Lisa Larges recently found herself the latest person caught in the untenable Catch-22 of too many churches: How can openly lesbian, gay, bisexual and transgender people demonstrate their commitment to their chosen path - and be a positive example to parishioners who need them - when their own denomination labels them as unqualified to be leaders in their communities of faith?
Larges, who was poised to become the Presbyterian Church's first openly lesbian minister, had her hopes dashed when, last week, the church blocked her path to ordination. And while church leaders did not specifically cite her sexual orientation as the reason for its decision - instead issuing a very technical ruling that the process used to advance her ordination was flawed - the fact remains that the Presbyterian Church, like too many others, continues to deny its congregants the opportunity to be led by clergy who reflect, from the pulpit, the diversity already evident in their pews.

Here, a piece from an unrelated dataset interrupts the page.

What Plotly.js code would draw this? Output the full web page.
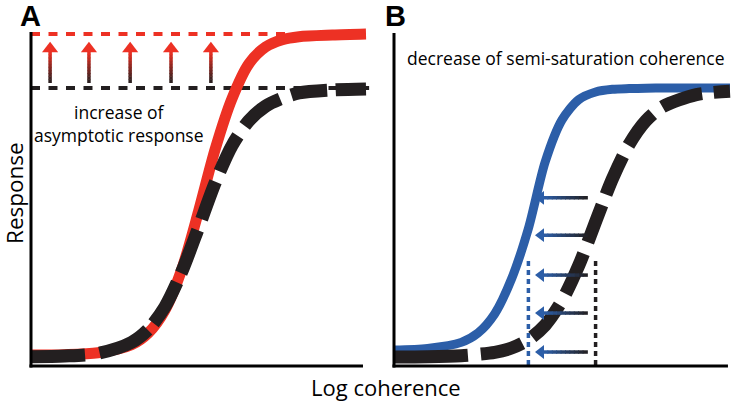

Indeed, LGBT people are part of every tradition of faith, but continue to be unfairly excluded from the leadership of their houses of worship. In most cases, an openly lesbian or gay person who adheres to every tenet of their religion is, nonetheless, blocked from ascending to the title of clergy. The result, unfortunately, is an unacceptable message that lesbian and gay people are somehow "less than" in the eyes of God . . . and that, in turn, has real consequences for families, and especially young people, who worship in houses that still refuse to put out a welcome mat for all spiritual seekers.
The truth is that members of the clergy continue to play a monumental role in many people's lives. For lesbian, gay, bisexual and transgender people, that role can either be life-saving or heart-wrenchingly painful. And in both cases, the effects can be long-term.